Thinking about this, it seemed clear to me that while many people are being helped by organizations and bureacracies, many more are being helped by individuals who reach out to them. These unsung heroes do everything from stocking food banks to taking in a homeless family. Most of the time we never hear about them.
I’ve always been impressed by the way women, in particular reach, out on a personal level. Hot meals to bereaved families. Rides or grocery shopping for elderly neighbors. Child care for the beleagured. These acts of kindness are even more necessary now, and time after time, women who are suffering themselves still seem to find ways to help others.
I wondered what would happen if a small group of women informally banded together to take chances and reach out in any way they could. What kind of changes could they create? What would motivate them to begin?

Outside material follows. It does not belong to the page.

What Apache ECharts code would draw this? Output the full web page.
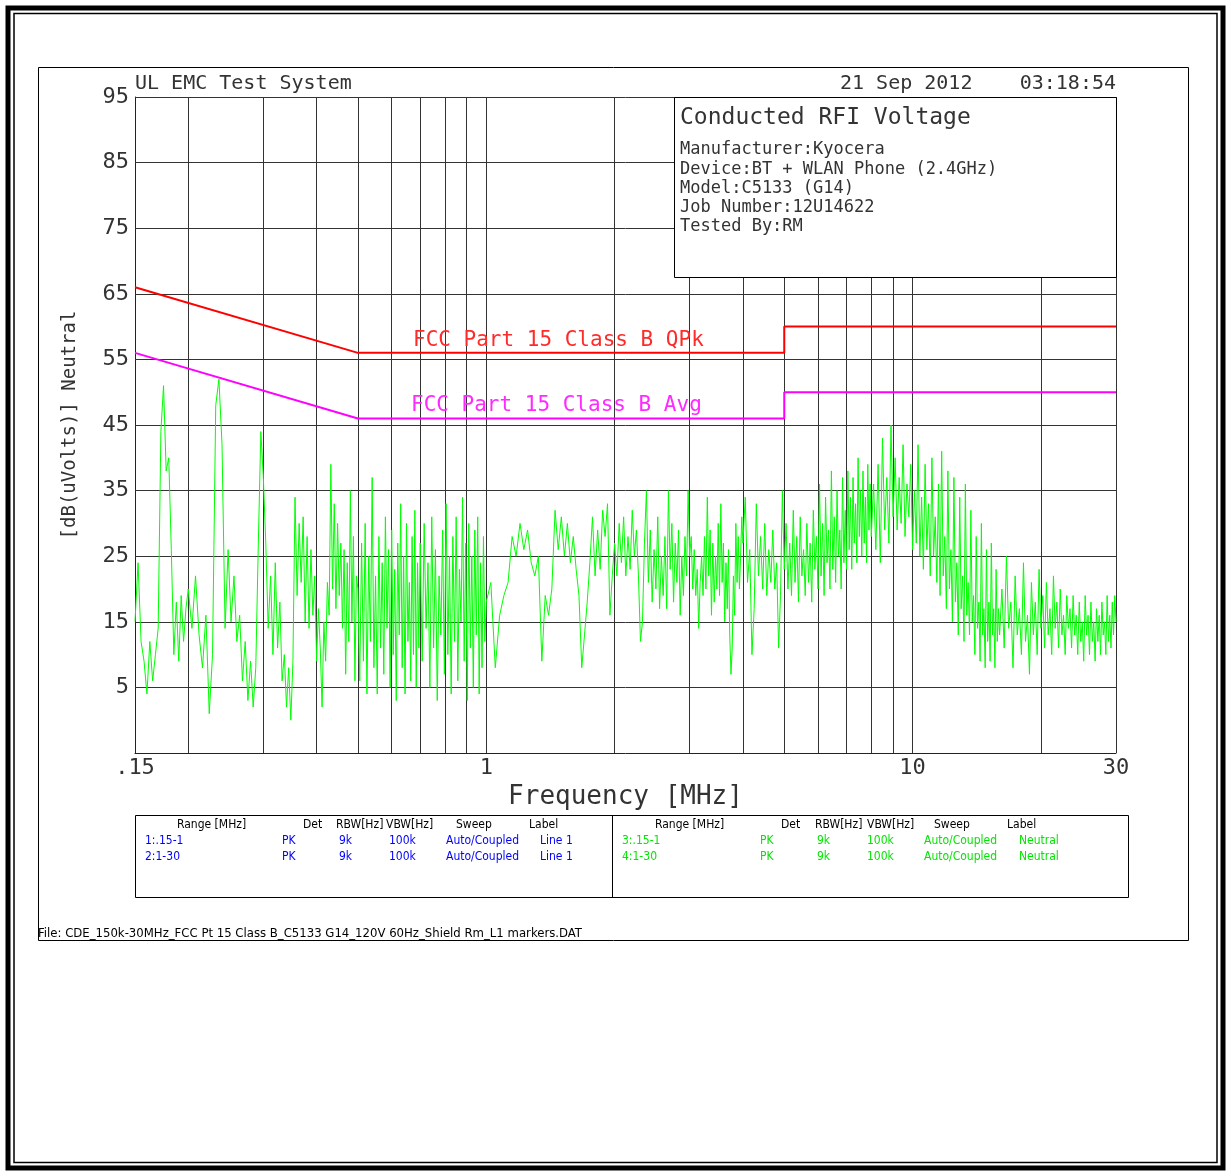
<!DOCTYPE html>
<html><head><meta charset="utf-8">
<script src="https://cdn.jsdelivr.net/npm/echarts@6/dist/echarts.min.js"></script>
<style>html,body{margin:0;padding:0;background:#fff}#chart{width:1231px;height:1176px}</style>
</head><body><div id="chart"></div>
<script>
const freqA = [0.15,0.1525,0.155,0.1575,0.16,0.1625,0.165,0.1675,0.17,0.1725,0.175,0.1775,0.18,0.1825,0.185,0.1875,0.19,0.1925,0.195,0.1975];
const levelA = [15,24,12,9,4,12,6,10,14,44,51,38,40,26,10,18,9,19,12,17];
const freqB = [0.200,0.204,0.208,0.212,0.216,0.220,0.224,0.228,0.232,0.236,0.240,0.244,0.248,0.252,0.256,0.260,0.264,0.268,0.272,0.276,0.280,0.284,0.288,0.292,0.296];
const levelB = [20,14,22,13,8,16,1,10,48,52,42,14,26,15,22,12,16,6,12,3,9,2,8,27,44];
const freqC = [0.300,0.304,0.308,0.312,0.316,0.320,0.324,0.328,0.332,0.336,0.340,0.344,0.348,0.352,0.356,0.360,0.364,0.368,0.372,0.376,
  0.380,0.384,0.388,0.392,0.396,0.400,0.404,0.408,0.412,0.416,0.420,0.424,0.428,0.432,0.436,0.440,0.444,0.448,0.452,0.456,
  0.460,0.464,0.468,0.472,0.476,0.480,0.484,0.488,0.492,0.496];
const levelC = [37,27,14,22,10,24,11,18,6,10, 2,8,0,9,34,19,30,21,31,15, 28,14,26,16,22,9,17,11,2,15, 9,21,16,39,20,33,17,30,19,27, 14,26,7,24,12,35,15,28,6,22];
const freqD = [0.500,0.505,0.510,0.515,0.520,0.525,0.530,0.535,0.540,0.545,0.550,0.555,0.560,0.565,0.570,0.575,0.580,0.585,0.590,0.595,
  0.600,0.605,0.610,0.615,0.620,0.625,0.630,0.635,0.640,0.645,0.650,0.655,0.660,0.665,0.670,0.675,0.680,0.685,0.690,0.695];
const levelD = [20,6,27,9,30,4,25,12,37,8, 22,4,28,11,24,7,31,14,26,5, 29,10,23,3,27,13,33,8,25,4, 30,12,21,6,28,10,32,5,24,11];
const freqE = [0.7000,0.7075,0.7150,0.7225,0.7300,0.7375,0.7450,0.7525,0.7600,0.7675,0.7750,0.7825,0.7900,0.7975,0.8050,0.8125,0.8200,0.8275,0.8350,0.8425,
  0.8500,0.8575,0.8650,0.8725,0.8800,0.8875,0.8950,0.9025,0.9100,0.9175,0.9250,0.9325,0.9400,0.9475,0.9550,0.9625,0.9700,0.9775,0.9850,0.9925];
const levelE = [27,9,30,14,24,5,31,11,26,3, 22,13,29,7,33,10,25,4,28,12, 31,6,23,15,34,9,27,3,30,11, 25,5,29,13,31,4,24,8,28,12];
const freqF = [1.000,1.025,1.050,1.075,1.100,1.125,1.150,1.175,1.200,1.225,1.250,1.275,1.300,1.325,1.350,1.375,1.400,1.425,1.450,1.475,
  1.500,1.525,1.550,1.575,1.600,1.625,1.650,1.675,1.700,1.725,1.750,1.775,1.800,1.825,1.850,1.875,1.900,1.925,1.950,1.975];
const levelF = [18,21,8,16,19,21,28,25,30,26, 29,24,22,25,9,19,16,20,32,26, 31,25,30,24,28,23,19,8,13,18, 24,31,22,29,23,32,28,33,16,22];
const freqG = [2.000,2.025,2.050,2.075,2.100,2.125,2.150,2.175,2.200,2.225,2.250,2.275,2.300,2.325,2.350,2.375,2.400,2.425,2.450,2.475,
  2.500,2.525,2.550,2.575,2.600,2.625,2.650,2.675,2.700,2.725,2.750,2.775,2.800,2.825,2.850,2.875,2.900,2.925,2.950,2.975,
  3.000,3.025,3.050,3.075,3.100,3.125,3.150,3.175,3.200,3.225,3.250,3.275,3.300,3.325,3.350,3.375,3.400,3.425,3.450,3.475,
  3.500,3.525,3.550,3.575,3.600,3.625,3.650,3.675,3.700,3.725,3.750,3.775,3.800,3.825,3.850,3.875,3.900,3.925,3.950,3.975];
const levelG = [27,22,30,24,31,22,28,23,32,25, 29,22,12,15,27,35,21,29,18,26, 20,31,17,25,19,28,17,35,23,30, 18,27,21,29,16,25,19,28,22,35,
  25,28,20,26,19,23,14,21,25,19, 28,20,34,22,29,16,27,18,25,20, 30,19,33,21,27,15,24,17,26,13, 7,11,22,16,30,21,28,20,25,31];
const freqH = [4.00,4.05,4.10,4.15,4.20,4.25,4.30,4.35,4.40,4.45,4.50,4.55,4.60,4.65,4.70,4.75,4.80,4.85,4.90,4.95,
  5.00,5.05,5.10,5.15,5.20,5.25,5.30,5.35,5.40,5.45,5.50,5.55,5.60,5.65,5.70,5.75,5.80,5.85,5.90,5.95,
  6.00,6.05,6.10,6.15,6.20,6.25,6.30,6.35,6.40,6.45,6.50,6.55,6.60,6.65,6.70,6.75,6.80,6.85,6.90,6.95,
  7.00,7.05,7.10,7.15,7.20,7.25,7.30,7.35,7.40,7.45,7.50,7.55,7.60,7.65,7.70,7.75,7.80,7.85,7.90,7.95];
const levelH = [27,34,21,26,10,17,33,22,28,20, 30,19,26,21,29,20,24,11,19,35, 23,30,20,27,19,32,21,28,18,31, 22,26,19,30,21,27,18,32,23,28,
  20,36,22,30,19,34,24,29,20,38, 23,31,21,35,25,29,20,37,24,32, 23,38,26,34,23,37,27,33,24,40, 28,35,25,38,27,34,24,39,29,36];
const freqI = [8.0,8.1,8.2,8.3,8.4,8.5,8.6,8.7,8.8,8.9,9.0,9.1,9.2,9.3,9.4,9.5,9.6,9.7,9.8,9.9,
  10.0,10.1,10.2,10.3,10.4,10.5,10.6,10.7,10.8,10.9,11.0,11.1,11.2,11.3,11.4,11.5,11.6,11.7,11.8,11.9,
  12.0,12.1,12.2,12.3,12.4,12.5,12.6,12.7,12.8,12.9,13.0,13.1,13.2,13.3,13.4,13.5,13.6,13.7,13.8,13.9,
  14.0,14.1,14.2,14.3,14.4,14.5,14.6,14.7,14.8,14.9,15.0,15.1,15.2,15.3,15.4,15.5,15.6,15.7,15.8,15.9];
const levelI = [28,36,26,39,24,43,29,37,27,45, 31,40,29,37,30,42,28,36,31,39, 26,35,27,42,25,34,23,39,26,33, 22,40,25,31,21,36,19,41,22,28,
  17,38,20,26,15,37,18,24,13,34, 17,22,12,36,16,21,13,32,15,19, 10,28,14,18,9,30,13,17,8,26, 12,18,9,27,13,17,8,23,12,17];
const freqJ = [16.0,16.2,16.4,16.6,16.8,17.0,17.2,17.4,17.6,17.8,18.0,18.2,18.4,18.6,18.8,19.0,19.2,19.4,19.6,19.8,
  20.0,20.2,20.4,20.6,20.8,21.0,21.2,21.4,21.6,21.8,22.0,22.2,22.4,22.6,22.8,23.0,23.2,23.4,23.6,23.8,
  24.0,24.2,24.4,24.6,24.8,25.0,25.2,25.4,25.6,25.8,26.0,26.2,26.4,26.6,26.8,27.0,27.2,27.4,27.6,27.8,
  28.0,28.2,28.4,28.6,28.8,29.0,29.2,29.4,29.6,29.8,30.0];
const levelJ = [13,20,11,25,14,18,8,22,13,17, 10,24,12,16,7,21,13,18,10,23, 14,19,11,21,13,17,10,22,14,18, 11,20,13,16,10,19,14,17,11,19,
  13,16,10,18,12,15,9,19,13,16, 10,18,12,15,9,17,12,16,10,18, 13,15,10,19,12,16,11,18,13,19,15];
// ---- Limit lines ----
const qpkLimitFreq  = [0.15, 0.5, 5, 5, 30];
const qpkLimitLevel = [66, 56, 56, 60, 60];
const avgLimitFreq  = [0.15, 0.5, 5, 5, 30];
const avgLimitLevel = [56, 46, 46, 50, 50];
// ---- Axes ----
const xTickLabels = [0.15, 1, 10, 30];
const yTickLabels = [5, 15, 25, 35, 45, 55, 65, 75, 85, 95];
const xGridFreqs = [0.2,0.3,0.4,0.5,0.6,0.7,0.8,0.9,1,2,3,4,5,6,7,8,9,10,20,30];
const yGridLevels = [5, 15, 25, 35, 45, 55, 65, 75, 85, 95];
// ---- Texts ----
const headerLeft = 'UL EMC Test System';
const headerDate = '21 Sep 2012';
const headerTime = '03:18:54';
const infoTitle = 'Conducted RFI Voltage';
const infoLines = ['Manufacturer:Kyocera', 'Device:BT + WLAN Phone (2.4GHz)', 'Model:C5133 (G14)', 'Job Number:12U14622', 'Tested By:RM'];
const qpkLabel = 'FCC Part 15 Class B QPk';
const avgLabel = 'FCC Part 15 Class B Avg';
const legendHeaders = ['Range [MHz]', 'Det', 'RBW[Hz]', 'VBW[Hz]', 'Sweep', 'Label'];
const legendRowsLine = [['1:.15-1','PK','9k','100k','Auto/Coupled','Line 1'], ['2:1-30','PK','9k','100k','Auto/Coupled','Line 1']];
const legendRowsNeutral = [['3:.15-1','PK','9k','100k','Auto/Coupled','Neutral'], ['4:1-30','PK','9k','100k','Auto/Coupled','Neutral']];
const fileLabel = 'File: CDE_150k-30MHz_FCC Pt 15 Class B_C5133 G14_120V 60Hz_Shield Rm_L1 markers.DAT';

// ---- Build ----
const MONO = "'DejaVu Sans Mono', monospace";
const COND = "'DejaVu Sans Condensed', 'Liberation Sans Narrow', sans-serif";
const zip = (a, b) => a.map((v, i) => [v, b[i]]);
const traceData = [].concat(
  zip(freqA, levelA), zip(freqB, levelB), zip(freqC, levelC), zip(freqD, levelD), zip(freqE, levelE),
  zip(freqF, levelF), zip(freqG, levelG), zip(freqH, levelH), zip(freqI, levelI), zip(freqJ, levelJ));

function txt(x, y, s, font, fill, align, va) {
  return { type: 'text', x: x, y: y, z: 100, silent: true,
    style: { text: s, font: font, fill: fill, align: align || 'left', verticalAlign: va || 'middle' } };
}
const graphics = [
  { type: 'rect', z: 90, silent: true, shape: { x: 8, y: 8, width: 1215, height: 1160 }, style: { fill: null, stroke: '#000', lineWidth: 5 } },
  { type: 'rect', z: 90, silent: true, shape: { x: 14, y: 13.5, width: 1203, height: 1149 }, style: { fill: null, stroke: '#000', lineWidth: 1.5 } },
  { type: 'rect', z: 90, silent: true, shape: { x: 38.5, y: 67.5, width: 1150, height: 873 }, style: { fill: null, stroke: '#000', lineWidth: 1 } },
  { type: 'rect', z: 99, silent: true, shape: { x: 674.5, y: 97.5, width: 442, height: 180 }, style: { fill: '#fff', stroke: '#000', lineWidth: 1 } },
  { type: 'rect', z: 90, silent: true, shape: { x: 135.5, y: 815.5, width: 993, height: 82 }, style: { fill: null, stroke: '#000', lineWidth: 1 } },
  { type: 'line', z: 90, silent: true, shape: { x1: 612.5, y1: 815.5, x2: 612.5, y2: 897.5 }, style: { stroke: '#000', lineWidth: 1 } },
  txt(135, 84, headerLeft, '20px ' + MONO, '#333'),
  txt(840, 84, headerDate, '20px ' + MONO, '#333'),
  txt(1116, 84, headerTime, '20px ' + MONO, '#333', 'right'),
  txt(680, 118, infoTitle, '23px ' + MONO, '#333'),
  txt(413, 341, qpkLabel, '21px ' + MONO, '#ff2a2a'),
  txt(411, 406, avgLabel, '21px ' + MONO, '#ff2aff'),
  txt(38, 934, fileLabel, '13px ' + COND, '#000')
];
infoLines.forEach((s, i) => graphics.push(txt(680, [150, 170, 189, 208, 227][i], s, '17px ' + MONO, '#333')));
const hdrXL = [177, 303, 336, 386, 456, 529], rowXL = [145, 282, 339, 389, 446, 540];
const hdrXR = [655, 781, 815, 867, 934, 1007], rowXR = [622, 760, 817, 867, 924, 1019];
legendHeaders.forEach((s, i) => {
  graphics.push(txt(hdrXL[i], 825, s, '12px ' + COND, '#000'));
  graphics.push(txt(hdrXR[i], 825, s, '12px ' + COND, '#000'));
});
legendRowsLine.forEach((row, r) => row.forEach((s, i) => graphics.push(txt(rowXL[i], 841 + 16 * r, s, '12px ' + COND, '#0000ff'))));
legendRowsNeutral.forEach((row, r) => row.forEach((s, i) => graphics.push(txt(rowXR[i], 841 + 16 * r, s, '12px ' + COND, '#00e600'))));

const gridMarks = xGridFreqs.map(v => ({ xAxis: v })).concat(yGridLevels.map(v => ({ yAxis: v })));

const chart = echarts.init(document.getElementById('chart'), null, { renderer: 'canvas' });
chart.setOption({
  animation: false,
  backgroundColor: '#fff',
  grid: { left: 135, right: 115, top: 97, bottom: 423, containLabel: false },
  xAxis: {
    type: 'log', logBase: 10, min: 0.15, max: 30,
    axisLine: { show: true, onZero: false, lineStyle: { color: '#222', width: 1 } },
    axisTick: { show: false }, splitLine: { show: false }, minorSplitLine: { show: false },
    axisLabel: { customValues: xTickLabels, margin: 4, color: '#333', fontFamily: 'DejaVu Sans Mono', fontSize: 22,
      formatter: v => (v < 1 ? '.15' : String(Math.round(v))) },
    name: 'Frequency [MHz]', nameLocation: 'middle', nameGap: 30,
    nameTextStyle: { fontFamily: 'DejaVu Sans Mono', fontSize: 26, color: '#333' }
  },
  yAxis: {
    type: 'value', min: -5, max: 95,
    axisLine: { show: true, onZero: false, lineStyle: { color: '#222', width: 1 } },
    axisTick: { show: false }, splitLine: { show: false },
    axisLabel: { customValues: yTickLabels, margin: 6, color: '#333', fontFamily: 'DejaVu Sans Mono', fontSize: 22 },
    name: '[dB(uVolts)] Neutral', nameLocation: 'middle', nameGap: 55, nameRotate: 90,
    nameTextStyle: { fontFamily: 'DejaVu Sans Mono', fontSize: 19, color: '#333' }
  },
  graphic: graphics,
  series: [
    { name: 'grid', type: 'line', data: [], z: 1, silent: true,
      markLine: { silent: true, z: 1, symbol: ['none', 'none'], label: { show: false }, animation: false,
        lineStyle: { color: '#333', width: 1, type: 'solid' }, emphasis: { disabled: true }, data: gridMarks } },
    { name: 'Neutral', type: 'line', data: traceData, z: 6, silent: true, symbol: 'none', showSymbol: false,
      lineStyle: { color: '#00ff00', width: 1 } },
    { name: 'QPk limit', type: 'line', data: zip(qpkLimitFreq, qpkLimitLevel), z: 7, silent: true, symbol: 'none',
      lineStyle: { color: '#ff0000', width: 2 } },
    { name: 'Avg limit', type: 'line', data: zip(avgLimitFreq, avgLimitLevel), z: 7, silent: true, symbol: 'none',
      lineStyle: { color: '#ff00ff', width: 2 } }
  ]
});
</script></body></html>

The story of Charlotte Hale began to form, a woman whose own mistakes have finally come back to haunt her. Charlotte, who rejects the notion that time is an insurmountable barrier, believes it’s not too late to make a difference. She begins by changing herself and seeking forgiveness. As she does, the world around her changes, too, with far-reaching consequences.
Of course the first real requirement of any novel is a riveting, conflict-driven story, and so first and foremost, I set out to make certain Charlotte had such a story to tell. I hope you’ll think I succeeded.